To win a premises liability case in Massachusetts, you may have multiple options that you can use. If you seek a favorable judgment based upon the “traditional theory” of premises liability, you need proof that the hazard upon which you slipped was something of which the property owner knew or something that had existed for a long enough period of time that the owner reasonably should have known about it if it was being properly diligent. To learn more about your options if you’ve been hurt in a slip-and-fall (or trip-and-fall) accident, be sure you retain skilled Massachusetts premises liability counsel to handle your case.
A recent example of a slip-and-fall case with a “traditional theory” of premises liability was the accident suffered by D.K. D.K. was a shopper at a supermarket when she slipped and fell, suffering substantial injuries in the process. D.K. discovered that she slipped on an advertising sign that had fallen to the ground. The injured shopper’s lawsuit asserted that the store was liable to her and owed her compensation based upon the legal concept of “premises liability.”
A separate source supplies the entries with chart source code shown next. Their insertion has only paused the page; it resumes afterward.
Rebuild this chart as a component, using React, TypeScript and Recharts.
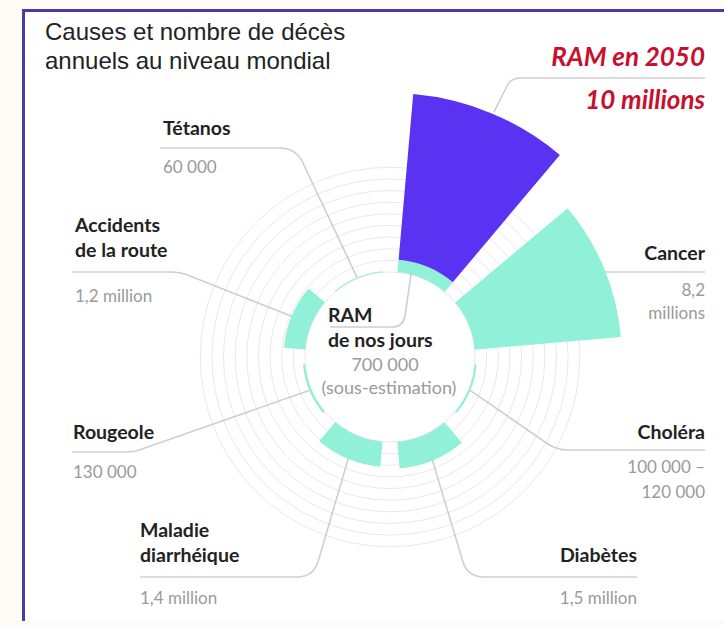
import React from 'react';
import { RadialBarChart, RadialBar, PolarAngleAxis, PolarRadiusAxis, PolarGrid } from 'recharts';

// ---- data (millions of deaths per year) ----
const causes = ['RAM', 'Cancer', 'Choléra', 'Diabètes', 'Maladie diarrhéique', 'Rougeole', 'Accidents de la route', 'Tétanos'];
const deathsToday = [0.7, 8.2, 0.11, 1.5, 1.4, 0.13, 1.2, 0.06];
const deaths2050: (number | null)[] = [10, null, null, null, null, null, null, null];
const ringTicks = [0, 0.65, 1.3, 1.95, 2.6, 3.25, 3.9, 4.55, 5.2, 5.85];
const radiusDomain: [number, number] = [0, 10];

const data = causes.map((name, i) => ({
  name,
  today: deathsToday[i],
  extra2050: deaths2050[i] != null ? (deaths2050[i] as number) - deathsToday[i] : 0,
}));

// ---- layout ----
const W = 724;
const H = 625;
const CX = 390;
const CY = 357;
const R_IN = 85;
const R_OUT = 264;
const SLOT = 360 / causes.length;

const rScale = (v: number) => R_IN + ((v - radiusDomain[0]) / (radiusDomain[1] - radiusDomain[0])) * (R_OUT - R_IN);
const pt = (compass: number, r: number) => {
  const a = (compass * Math.PI) / 180;
  return [CX + r * Math.sin(a), CY - r * Math.cos(a)];
};
const slotCenter = (i: number) => SLOT * i + SLOT / 2;

const TEAL = '#90f0d8';
const PURPLE = '#5a33f2';
const RED = '#c8102e';
const LINE = '#cfcfcf';
const GREY = '#9a9a9a';
const DARK = '#222222';

const boldFont = 'Lato, "Open Sans", sans-serif';

function leaders() {
  const [x0, y0] = pt(23, rScale(deaths2050[0] as number) + 2);
  const [x2, y2] = pt(slotCenter(2), R_IN + 1);
  const [x3, y3] = pt(slotCenter(3), rScale(deathsToday[3]) - 3);
  const [x4, y4] = pt(slotCenter(4), rScale(deathsToday[4]) - 3);
  const [x5, y5] = pt(slotCenter(5), R_IN + 1);
  const [x6, y6] = pt(slotCenter(6), rScale(deathsToday[6]) - 4);
  const [x7, y7] = pt(slotCenter(7), R_IN + 1);
  const [xr, yr] = pt(14, R_IN + 4);
  return [
    `M ${x0} ${y0} L 507 86 Q 511 78 520 78 L 705 78`,
    `M 560 272 L 705 272`,
    `M ${x2} ${y2} L 548 444 Q 557 450 568 450 L 705 450`,
    `M ${x3} ${y3} L 463 562 Q 468 577 484 577 L 637 577`,
    `M ${x4} ${y4} L 318 562 Q 313 577 297 577 L 140 577`,
    `M ${x5} ${y5} L 142 449 Q 135 452 126 452 L 72 452`,
    `M ${x6} ${y6} L 190 276 Q 181 272 170 272 L 72 272`,
    `M ${x7} ${y7} L 303 163 Q 296 148 280 148 L 160 148`,
    `M ${xr} ${yr} L 405 316 Q 403 327 392 327 L 330 327`,
  ];
}

export default function App() {
  const bold = { fontFamily: boldFont, fontWeight: 700, fontSize: 19.5, fill: DARK } as const;
  const val = { fontFamily: boldFont, fontWeight: 400, fontSize: 17, fill: GREY } as const;
  const valC = { ...val, fontSize: 18 } as const;
  const red = { fontFamily: boldFont, fontWeight: 700, fontStyle: 'italic', fontSize: 26, fill: RED } as const;
  const title = { fontFamily: '"Liberation Sans", Arial, sans-serif', fontSize: 24, fill: DARK } as const;
  return (
    <div style={{ position: 'absolute', left: 0, top: 0, width: W, height: H, background: '#fcfcf4', overflow: 'hidden' }}>
      <div
        style={{
          position: 'absolute',
          left: 22,
          top: 9,
          width: 720,
          height: 609,
          background: '#ffffff',
          borderLeft: '3px solid #4a3d9e',
          borderTop: '3px solid #4a3d9e',
        }}
      />
      <svg width={W} height={H} style={{ position: 'absolute', left: 0, top: 0 }}>
        {leaders().map((d, i) => (
          <path key={i} d={d} fill="none" stroke={LINE} strokeWidth={1.6} />
        ))}
      </svg>
      <div style={{ position: 'absolute', left: 0, top: 0 }}>
        <RadialBarChart
          width={W}
          height={H}
          data={data}
          layout="centric"
          cx={CX}
          cy={CY}
          innerRadius={R_IN}
          outerRadius={R_OUT}
          startAngle={45}
          endAngle={-315}
          barCategoryGap="11%"
          margin={{ top: 0, right: 0, bottom: 0, left: 0 }}
        >
          <PolarAngleAxis type="category" dataKey="name" tick={false} axisLine={false} tickLine={false} />
          <PolarRadiusAxis type="number" domain={radiusDomain} ticks={ringTicks} tick={false} axisLine={false} tickLine={false} />
          <RadialBar dataKey="today" stackId="a" fill={TEAL} isAnimationActive={false} />
          <RadialBar dataKey="extra2050" stackId="a" fill={PURPLE} isAnimationActive={false} />
          <PolarGrid gridType="circle" radialLines={false} stroke="#c9b8c0" strokeOpacity={0.35} />
        </RadialBarChart>
      </div>
      <svg width={W} height={H} style={{ position: 'absolute', left: 0, top: 0, pointerEvents: 'none' }}>
        <text x={45} y={40} style={title}>Causes et nombre de décès</text>
        <text x={45} y={69} style={title}>annuels au niveau mondial</text>
        <text x={705} y={66} textAnchor="end" style={red}>RAM en 2050</text>
        <text x={705} y={109} textAnchor="end" style={red}>10 millions</text>

        <text x={163} y={135} style={bold}>Tétanos</text>
        <text x={163} y={173} style={val}>60 000</text>

        <text x={75} y={232} style={bold}>Accidents</text>
        <text x={75} y={257} style={bold}>de la route</text>
        <text x={75} y={302} style={val}>1,2 million</text>

        <text x={73} y={439} style={bold}>Rougeole</text>
        <text x={73} y={478} style={val}>130 000</text>

        <text x={140} y={537} style={bold}>Maladie</text>
        <text x={140} y={562} style={bold}>diarrhéique</text>
        <text x={140} y={604} style={val}>1,4 million</text>

        <text x={637} y={562} textAnchor="end" style={bold}>Diabètes</text>
        <text x={637} y={604} textAnchor="end" style={val}>1,5 million</text>

        <text x={705} y={439} textAnchor="end" style={bold}>Choléra</text>
        <text x={705} y={473} textAnchor="end" style={val}>100 000 –</text>
        <text x={705} y={498} textAnchor="end" style={val}>120 000</text>

        <text x={705} y={260} textAnchor="end" style={bold}>Cancer</text>
        <text x={705} y={296} textAnchor="end" style={val}>8,2</text>
        <text x={705} y={319} textAnchor="end" style={val}>millions</text>

        <text x={328} y={322} style={bold}>RAM</text>
        <text x={328} y={347} style={bold}>de nos jours</text>
        <text x={385} y={371} textAnchor="middle" style={valC}>700 000</text>
        <text x={389} y={394} textAnchor="middle" style={valC}>(sous-estimation)</text>
      </svg>
    </div>
  );
}
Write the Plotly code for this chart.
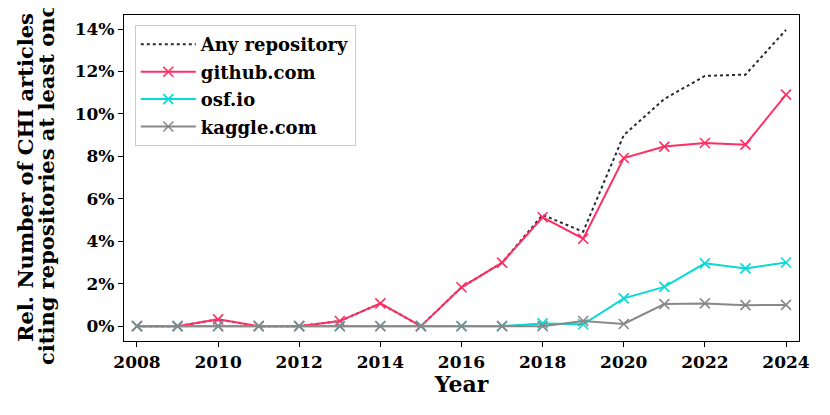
import plotly.graph_objects as go

# relative share of CHI articles citing a repository (percent)
years = list(range(2008, 2025))
any_repo = [0, 0, 0.32, 0, 0, 0.24, 1.07, 0, 1.83, 2.99, 5.24, 4.45, 9.0, 10.7, 11.79, 11.85, 13.96]
github = [0, 0, 0.32, 0, 0, 0.24, 1.07, 0, 1.83, 2.99, 5.13, 4.12, 7.92, 8.46, 8.63, 8.55, 10.91]
osf = [0, 0, 0, 0, 0, 0, 0, 0, 0, 0, 0.13, 0.09, 1.31, 1.85, 2.96, 2.72, 3.0]
kaggle = [0, 0, 0, 0, 0, 0, 0, 0, 0, 0, 0.0, 0.24, 0.1, 1.04, 1.07, 0.99, 1.0]
yticks = list(range(0, 15, 2))
ylabels = [f'{v}%' for v in yticks]

font = dict(family='DejaVu Serif', weight='bold', color='black')

fig = go.Figure()
fig.add_trace(go.Scatter(x=years, y=any_repo, name='Any repository', mode='lines',
                         legendgroup='a',
                         line=dict(color='#252A34', width=2, dash='dot')))
for name, vals, col in [('github.com', github, '#FF2E63'),
                        ('osf.io', osf, '#08D9D6'),
                        ('kaggle.com', kaggle, '#888888')]:
    fig.add_trace(go.Scatter(x=years, y=vals, name=name, mode='lines+markers',
                             legendgroup=name,
                             line=dict(color=col, width=2),
                             marker=dict(symbol='x-thin-open', size=10,
                                         line=dict(color=col, width=1.6))))

# page body adds an 8px offset, so the figure is a bit smaller than the window
fig.update_layout(
    width=822, height=407,
    margin=dict(l=116, r=31, t=7, b=74),
    plot_bgcolor='white', paper_bgcolor='white',
    font=dict(size=17, **font),
    showlegend=True,
    legend=dict(x=0.016, y=0.969, xanchor='left', yanchor='top',
                bgcolor='white', bordercolor='#cccccc', borderwidth=1,
                font=dict(size=18, **font), tracegroupgap=1, itemwidth=55),
)
fig.update_xaxes(range=[2007.68, 2024.32], tickvals=list(range(2008, 2025, 2)),
                 showgrid=False, zeroline=False, showline=True, mirror=True,
                 linecolor='black', linewidth=1.2, ticks='outside', ticklen=5,
                 tickcolor='black', tickfont=dict(size=17, **font), automargin=False,
                 title=dict(text='Year', font=dict(size=22, **font), standoff=2))
fig.update_yaxes(range=[-0.7, 14.66], tickmode='array', tickvals=yticks, ticktext=ylabels,
                 showgrid=False, zeroline=False, showline=True, mirror=True,
                 linecolor='black', linewidth=1.2, ticks='outside', ticklen=5,
                 tickcolor='black', tickfont=dict(size=17, **font), automargin=False)
for text, xpix in [('Rel. Number of CHI articles', 17),
                   ('citing repositories at least once', 38)]:
    fig.add_annotation(text=text, xref='paper', yref='paper',
                       x=(xpix - 116) / 675, y=0.5,
                       xanchor='center', yanchor='middle', textangle=-90,
                       showarrow=False, font=dict(size=21, **font))

fig.write_html("out.html")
If you slip and fall on something like the sign in D.K.’s case, you can win even without evidence that the store knew about the sign having fallen to the ground. The law in Massachusetts says that if a hazard had certain “physical characteristics” from which a jury could reasonably infer that a substantial amount of time had elapsed since the object was there, the injured plaintiff can still be entitled to a successful verdict.